Daisy begins to play the flute behind me. The melodic notes carry my consciousness deeper and deeper inside myself. My years of meditation practice makes it easy for me to go deep inside. I become aware of the presence of a young child, a girl. She looks like me, but not me. I ask her how old she is. She says she is 5 years old and that she is my daughter. She tells me her name is Kyra. When I was married, my husband and I had always known that we would have a daughter. We used ot talk about her and both had a similar vision of her. After we got divorced I never thought about her again and though I had several opportunities where I could have chosen to get pregnant, I never did. I had forgotten about the daughter I never had until she showed up as I lay on the birthing bed, her spirit waiting to be born.
As Daisy sang I could feel her in my belly and then she was out -- not a baby but still quite young. I followed Daisy's instructions to nurture her. The music changed. Daisy was playing the drum, her vibrant voice echoing from the skin that covered the drum. As Kyra finished nursing and moved to take her place on my left side, I could see another figure curled up in the inner recesses of my subconscious mind. A woman this time. A very very sad woman curled up in fetal position. I asked her who she was -- your sister was the reply. She told me her name was Sandra and that she was 38 years old. She too had never been born. I knew it was my job to birth her, to act as the surrogate for my mother. When I did give birth to her, Daisy suggests that I hold her and comfort her until her sadness is transformed. I hug my sister for what seems like a very long time. Then, unlike the little girl, she was gone .... Back to the world of spirit maybe, I will never know.

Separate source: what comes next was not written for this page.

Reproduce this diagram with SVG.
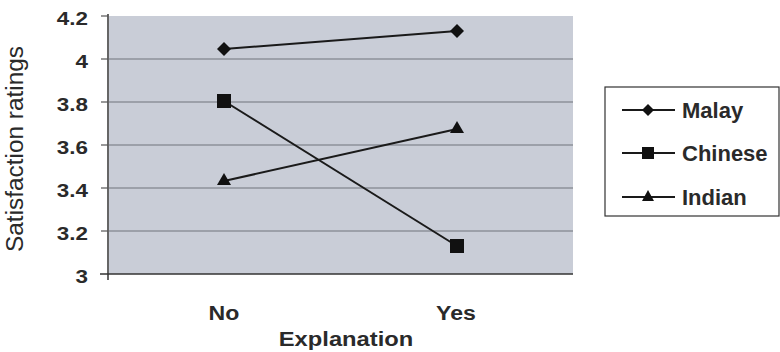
<svg xmlns="http://www.w3.org/2000/svg" width="780" height="352" viewBox="0 0 780 352">
<style>
.tick{font-family:"Liberation Sans",Arial,sans-serif;font-size:19px;font-weight:bold;fill:#2a2a2a;text-anchor:end}
.lbl{font-family:"Liberation Sans",Arial,sans-serif;font-size:21px;font-weight:bold;fill:#2a2a2a;text-anchor:middle}
.ttl{font-family:"Liberation Sans",Arial,sans-serif;font-size:23px;fill:#2a2a2a;text-anchor:middle}
.leg{font-family:"Liberation Sans",Arial,sans-serif;font-size:22px;font-weight:bold;fill:#2a2a2a}
.grid{stroke:#8c909a;stroke-width:1.5}
.ser{stroke:#1a1a1a;stroke-width:2;fill:none}
.mk{fill:#111}
</style>
<rect width="780" height="352" fill="#ffffff"/>
<g id="plot">
<rect x="109" y="16" width="464" height="258" fill="#c9cdd7"/>
<line class="grid" x1="109" y1="59" x2="573" y2="59"/>
<line class="grid" x1="109" y1="102" x2="573" y2="102"/>
<line class="grid" x1="109" y1="145" x2="573" y2="145"/>
<line class="grid" x1="109" y1="188" x2="573" y2="188"/>
<line class="grid" x1="109" y1="231" x2="573" y2="231"/>
<line x1="108" y1="14" x2="108" y2="280" stroke="#333" stroke-width="1.5"/>
<line x1="100" y1="274" x2="573" y2="274" stroke="#333" stroke-width="1.5"/>
<g stroke="#555" stroke-width="1.2">
<line x1="101" y1="16" x2="108" y2="16"/>
<line x1="101" y1="59" x2="108" y2="59"/>
<line x1="101" y1="102" x2="108" y2="102"/>
<line x1="101" y1="145" x2="108" y2="145"/>
<line x1="101" y1="188" x2="108" y2="188"/>
<line x1="101" y1="231" x2="108" y2="231"/>
</g>
</g>
<g id="yaxis-labels">
<g transform="translate(88,0) scale(1.18,1)">
<text class="tick" x="0" y="25">4.2</text>
<text class="tick" x="0" y="68">4</text>
<text class="tick" x="0" y="111">3.8</text>
<text class="tick" x="0" y="154">3.6</text>
<text class="tick" x="0" y="197">3.4</text>
<text class="tick" x="0" y="240">3.2</text>
<text class="tick" x="0" y="283">3</text>
</g>
<text class="ttl" transform="translate(23,149) rotate(-90) scale(1.06,1)">Satisfaction ratings</text>
</g>
<g id="xaxis-labels">
<text class="lbl" transform="translate(224,320) scale(1.1,1)">No</text>
<text class="lbl" transform="translate(456,320) scale(1.1,1)">Yes</text>
<text class="lbl" transform="translate(346,346) scale(1.13,1)">Explanation</text>
</g>
<g id="connectors">
<line class="ser" x1="224" y1="49" x2="457" y2="31"/>
<line class="ser" x1="224" y1="101" x2="457" y2="246"/>
<line class="ser" x1="224" y1="181" x2="457" y2="129"/>
</g>
<g id="malay">
<polygon class="mk" points="224,42 231,49 224,56 217,49"/>
<polygon class="mk" points="457,24 464,31 457,38 450,31"/>
</g>
<g id="chinese">
<rect class="mk" x="217" y="94" width="14" height="14"/>
<rect class="mk" x="450" y="239" width="14" height="14"/>
</g>
<g id="indian">
<polygon class="mk" points="224,173 231,185 217,185"/>
<polygon class="mk" points="457,121 464,133 450,133"/>
</g>
<g id="legend">
<rect x="605" y="87" width="174" height="129" fill="#fff" stroke="#333" stroke-width="1.2"/>
<line class="ser" x1="622" y1="110" x2="675" y2="110"/>
<polygon class="mk" points="648,104 654,110 648,116 642,110"/>
<text class="leg" x="682" y="118">Malay</text>
<line class="ser" x1="622" y1="153" x2="675" y2="153"/>
<rect class="mk" x="642" y="147" width="12" height="12"/>
<text class="leg" x="682" y="161">Chinese</text>
<line class="ser" x1="622" y1="197" x2="675" y2="197"/>
<polygon class="mk" points="648,190 654,201 642,201"/>
<text class="leg" x="682" y="205">Indian</text>
</g>
</svg>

The music continued to play. Daisy had switched to a different flute. I was still deep in that place inside myself and as the music slowly trailed off, I followed the notes back from the planes of inner consciousness to the bed in front of the altar in the healing centre as the rays of the hot Arizona sun poured in through the window shades. I was relaxed, re energized and felt that I had let go of energies that I had been carrying around for many many years -- the daughter I had planned to have but never did and the sister that maybe my parents had planned to have but also never did. Daisy had just facilitated a powerful healing at the Women's Birthing Altar.
When I later talked to Daisy and told her about my experiences she was thrilled to find out about the little girl and the once sad sister who had come to me. She had done a lot of work rebirthing women and birthing the spirits of babies who had been aborted or miscarried but this was the first time that a child that had never been conceived had appeared and she was thrilled at the new direction this was taking the work of the healing centre .... more to follow
Lessons Learned: 1) Spirit works in mysterious ways, 2) Our wishes, hopes and desires can and do manifest in the world of spirit before they manifest in the world of form. Sometimes healing involves giving birth to those wishes, hopes and desires we have forgotten we at one point had, 3) Letting go of the old allows us to let in the new.
staywell and travel with Spirit in Beauty and Truth, Spirit Traveller.